Tras la constatación de que hay más perros que niños, la autoridad competente se apresuró a aprobar una nueva ordenanza para regular la avalancha de cánidos. No por los perros en sí, sino por la aparente falta de educación de algunos -bastantes- de sus dueños.
No es que los dueños actuales de perros sean más incívicos que los de hace una década. Más bien es una cuestión de cantidad, no de calidad. Con un perro por cada diez personas en la ciudad, empieza a ser difícil no tropezar con sus heces -de las micciones mejor no hablamos-. Tampoco es menor el conflicto en espacios públicos como los parques, antaño pensados para niños y ahora tomados por los perros. Y sus deposiciones.
El pasado julio, 16 trabajadores del Ayuntamiento de Barcelona dedicaron dos días a visitar puntos de concentración de perros para repartir 2.000 bolsas de recogida de excrementos. Y, ya de paso, instruir a sus dueños en el buen uso del espacio público, que no consiste precisamente en convertir el conjunto de la ciudad en un pipi-can.

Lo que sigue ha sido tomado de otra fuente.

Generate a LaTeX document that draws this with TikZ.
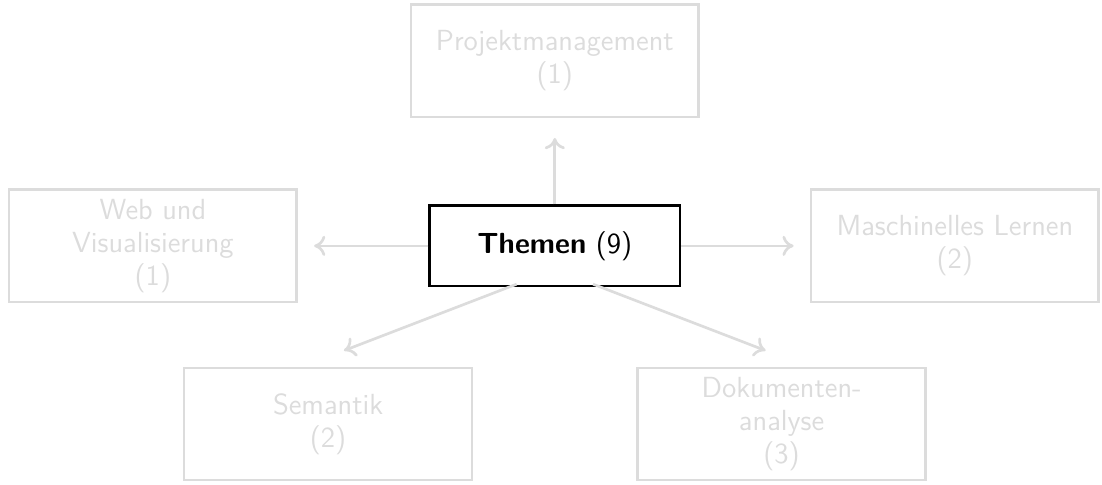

Todo ello convenientemente acompañado de actuaciones para facilitar la vida de los perros y sus dueños, como la implantación de un centenar de espacios en lo que los perros pueden ir sueltos. Porque esa es otra. En contra de lo que piensan algunos, en Barcelona los perros deben ir atados. Por muy bien educados que crean tenerlos sus dueños.
Nos ahorraremos el debate sobre el acceso de perros a terrazas y locales de restauración, a tiendas de ropa e incluso de alimentación o en ámbitos laborales.

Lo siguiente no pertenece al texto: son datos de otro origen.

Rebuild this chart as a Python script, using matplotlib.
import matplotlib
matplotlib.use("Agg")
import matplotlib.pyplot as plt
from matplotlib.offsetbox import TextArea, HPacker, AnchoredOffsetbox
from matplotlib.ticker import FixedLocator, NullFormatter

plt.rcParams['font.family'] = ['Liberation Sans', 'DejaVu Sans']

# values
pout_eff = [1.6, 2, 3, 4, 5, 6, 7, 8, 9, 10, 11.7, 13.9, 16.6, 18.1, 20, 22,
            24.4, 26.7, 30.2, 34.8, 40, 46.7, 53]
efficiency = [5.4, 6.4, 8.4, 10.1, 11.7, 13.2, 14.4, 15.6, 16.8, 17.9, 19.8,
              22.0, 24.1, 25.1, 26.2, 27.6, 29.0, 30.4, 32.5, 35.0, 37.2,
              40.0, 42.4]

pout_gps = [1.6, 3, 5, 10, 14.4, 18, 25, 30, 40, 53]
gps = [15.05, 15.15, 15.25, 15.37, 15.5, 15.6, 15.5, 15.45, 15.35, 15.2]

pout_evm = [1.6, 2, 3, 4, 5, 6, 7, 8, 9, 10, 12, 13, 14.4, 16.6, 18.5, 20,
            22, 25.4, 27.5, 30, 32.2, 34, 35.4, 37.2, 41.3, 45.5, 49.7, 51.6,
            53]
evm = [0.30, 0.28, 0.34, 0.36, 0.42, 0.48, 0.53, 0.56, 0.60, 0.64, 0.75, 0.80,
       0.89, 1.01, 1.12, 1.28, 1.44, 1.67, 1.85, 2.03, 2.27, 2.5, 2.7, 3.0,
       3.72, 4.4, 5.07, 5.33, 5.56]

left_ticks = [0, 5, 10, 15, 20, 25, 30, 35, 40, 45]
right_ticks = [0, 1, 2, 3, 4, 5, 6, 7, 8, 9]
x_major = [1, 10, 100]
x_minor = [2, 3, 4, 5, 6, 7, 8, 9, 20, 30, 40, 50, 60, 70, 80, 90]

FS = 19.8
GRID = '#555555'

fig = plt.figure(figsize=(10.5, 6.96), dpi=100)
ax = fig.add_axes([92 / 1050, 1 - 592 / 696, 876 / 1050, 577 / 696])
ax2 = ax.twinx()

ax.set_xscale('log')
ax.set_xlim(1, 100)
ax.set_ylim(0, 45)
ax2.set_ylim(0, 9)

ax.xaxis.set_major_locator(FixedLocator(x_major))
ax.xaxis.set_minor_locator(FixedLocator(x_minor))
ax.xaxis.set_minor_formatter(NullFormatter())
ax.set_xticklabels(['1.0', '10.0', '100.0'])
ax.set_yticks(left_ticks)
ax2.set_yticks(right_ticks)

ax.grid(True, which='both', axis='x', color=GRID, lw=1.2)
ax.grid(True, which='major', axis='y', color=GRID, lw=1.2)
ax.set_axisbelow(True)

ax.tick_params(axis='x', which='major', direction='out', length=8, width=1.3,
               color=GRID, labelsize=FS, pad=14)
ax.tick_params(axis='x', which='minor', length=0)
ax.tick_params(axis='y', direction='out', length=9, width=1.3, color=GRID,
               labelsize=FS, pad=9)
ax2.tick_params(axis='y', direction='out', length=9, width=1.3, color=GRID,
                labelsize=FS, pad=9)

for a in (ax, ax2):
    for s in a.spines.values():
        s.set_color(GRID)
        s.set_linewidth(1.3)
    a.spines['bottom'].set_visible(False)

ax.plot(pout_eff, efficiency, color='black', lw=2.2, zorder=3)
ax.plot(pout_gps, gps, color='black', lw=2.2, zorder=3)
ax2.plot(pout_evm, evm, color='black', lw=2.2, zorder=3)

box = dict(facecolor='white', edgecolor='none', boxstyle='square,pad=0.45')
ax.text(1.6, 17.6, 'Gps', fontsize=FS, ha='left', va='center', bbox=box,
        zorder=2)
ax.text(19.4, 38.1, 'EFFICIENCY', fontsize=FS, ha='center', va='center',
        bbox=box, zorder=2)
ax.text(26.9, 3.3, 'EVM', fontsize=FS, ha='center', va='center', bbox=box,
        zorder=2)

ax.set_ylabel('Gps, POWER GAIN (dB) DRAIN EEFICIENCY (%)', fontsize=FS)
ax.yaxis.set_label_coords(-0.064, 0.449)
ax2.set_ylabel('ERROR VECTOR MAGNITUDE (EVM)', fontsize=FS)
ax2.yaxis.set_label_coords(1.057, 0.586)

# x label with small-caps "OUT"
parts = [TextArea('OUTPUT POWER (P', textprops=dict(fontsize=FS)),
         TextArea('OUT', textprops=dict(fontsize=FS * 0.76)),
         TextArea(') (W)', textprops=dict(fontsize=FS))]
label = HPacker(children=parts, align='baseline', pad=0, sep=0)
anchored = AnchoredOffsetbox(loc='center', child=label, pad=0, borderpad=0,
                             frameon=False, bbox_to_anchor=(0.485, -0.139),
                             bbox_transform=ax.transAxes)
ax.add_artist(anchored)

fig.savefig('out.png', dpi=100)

Entiendo -aunque no lo comparta- que sus dueños opten por tratar a los perros como personas. Pero nada les da derecho a obligar a quienes no tenemos perro a compartir esa filosofía de vida. Ni en un restaurante, ni el probador de ropa de una tienda, ni en el trabajo.
La Guardia Urbana multó en 2024 a un total de 341 personas por llevar al perro suelto. Es el resultado de la nueva ordenanza sobre protección, tenencia y venta de animales, que el Ayuntamiento de Barcelona implementó a finales de 2023 para “ordenar” los usos de la calle tras constatar la evolución demográfica de la ciudad.
La multa es de 100 euros, pero los agentes pueden elevarla a 300 si el animal causa algún tipo de peligro para otras personas o para el entorno o hasta 600 si el animal está libre en un parque infantil. El mismo monto que puede alcanzar la muy incívica decisión de dejarse las heces de su perro en la calle.
Tomen nota. Si no es por respeto a los ‘no dueños de perros’ que sea al menos por miedo a las multas.